You can run regressions for subsamples by using the `split` and `fsplit` arguments, where both split by the
provided variable, but `fsplit` also provides a fit for the full sample.

## Inference (vcov)

Pass to `vcov`:

- `"iid"` — IID errors
- `"hetero"` — HC1 heteroskedasticity-robust (alias: `"HC1"`, `"HC2"`, `"HC3"`)
- `{"CRV1": "cluster_var"}` — Cluster-robust variance
- `{"CRV3": "cluster_var"}` — Leave-one-cluster-out jackknife
- `"nw"` — Newey-West HAC (requires panel_id and time_id)
- `"dk"` — Driscoll-Kraay HAC (requires panel_id and time_id)

## Post Processing

Model objects support:

- `.summary()` — Print regression summary
- `.tidy()` — Tidy DataFrame of coefficients, SEs, t-stats, p-values, CIs
- `.coef()` — Coefficient values
- `.se()` — Standard errors
- `.pvalue()` — P-values
- `.confint()` — Confidence intervals
- `.predict(newdata)` — Predictions
- `.resid()` — Residuals
- `.vcov()` — Variance-covariance matrix
- `.wildboottest(param, reps, seed)` — Wild cluster bootstrap inference
- `.ccv(treatment, pk, qk, ...)` — Causal cluster variance estimator
- `.ritest(param, reps, ...)` — Randomization inference
- `.decompose(param, x1_vars, type, ...)` — Gelbach (2016) decomposition

## etable Basics

For regression tables, use `pf.etable()`.
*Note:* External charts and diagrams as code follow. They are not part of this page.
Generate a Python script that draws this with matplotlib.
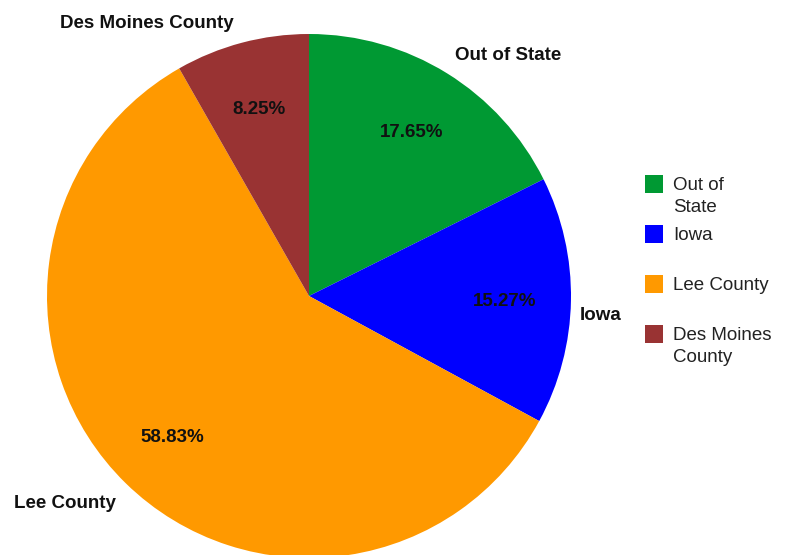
import matplotlib.pyplot as plt
from matplotlib.patches import Rectangle
import numpy as np

plt.rcParams['font.family'] = ['Liberation Sans', 'DejaVu Sans']

# data
categories = ["Out of State", "Iowa", "Lee County", "Des Moines County"]
legend_labels = ["Out of\nState", "Iowa", "Lee County", "Des Moines\nCounty"]
shares = [17.65, 15.27, 58.83, 8.25]
colors = ["#009933", "#0000FF", "#FF9900", "#993333"]

# outside label anchors (pixel centres in the 789x555 frame)
label_pos = [(508, 55), (601, 315), (65, 503), (147, 23)]

W, H = 789, 555
fig = plt.figure(figsize=(W / 100, H / 100), dpi=100)
ax = fig.add_axes([0, 0, 1, 1])

cx, cy, r = 309, H - 296, 262
wedges, texts = ax.pie(shares, colors=colors, startangle=90, counterclock=False,
                       center=(cx, cy), radius=r, frame=True,
                       wedgeprops=dict(linewidth=0))
ax.set_xlim(0, W)
ax.set_ylim(0, H)
ax.set_aspect('equal')
ax.axis('off')

# percentage labels inside slices
for w, val in zip(wedges, shares):
    mid = np.deg2rad((w.theta1 + w.theta2) / 2)
    ax.text(cx + 0.745 * r * np.cos(mid), cy + 0.745 * r * np.sin(mid) - 2,
            f"{val:.2f}%", ha='center', va='center', fontsize=13.5,
            fontweight='bold', color='#111111')

# slice names outside
for name, (px, py) in zip(categories, label_pos):
    ax.text(px, H - py, name, ha='center', va='center', fontsize=13.5,
            fontweight='bold', color='#111111')

# legend
for i, (lab, col) in enumerate(zip(legend_labels, colors)):
    top = 175 + i * 50
    ax.add_patch(Rectangle((645, H - top - 18), 18, 18, facecolor=col,
                           edgecolor='none', clip_on=False))
    ax.text(673, H - top - 2, lab, ha='left', va='top', fontsize=13.5,
            color='#222222', linespacing=1.38)

fig.savefig("out.png", dpi=100)
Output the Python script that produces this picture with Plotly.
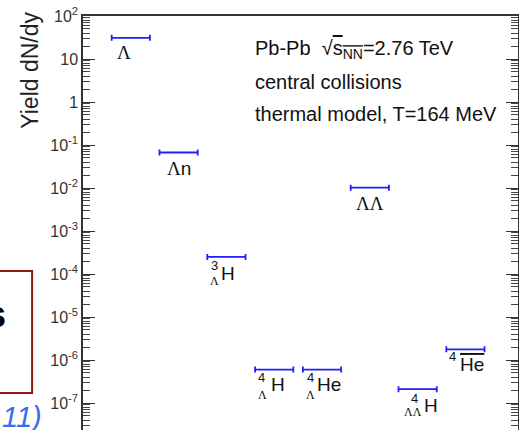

- Build tables: `pf.etable([fit1, fit2, ...])` or `pf.etable(pf.feols("Y~csw(X1,X2)", data))`.
- Output formats: `type="gt"` (default), `"md"`, `"tex"`, `"df"`.
- Keep/drop variables: `keep="X1"` or `drop=["X2"]`.
- Labels and fixed effects labels: `labels={...}`, `felabels={...}`.
- Show p-values or CIs: `coef_fmt="b (se) [p]"` shows the coefficient - b; standard error in parentheses, pvalue in paranteres.
- Title/caption: `caption="Regression Results"`.
- Rename variables: `labels={"X1": "Age", "X2": "Schooling"}`.
- Column headers for dependent variables: `model_heads=[...]` and `head_order="hd"`/`"dh"` to control header order (headlines vs depvars).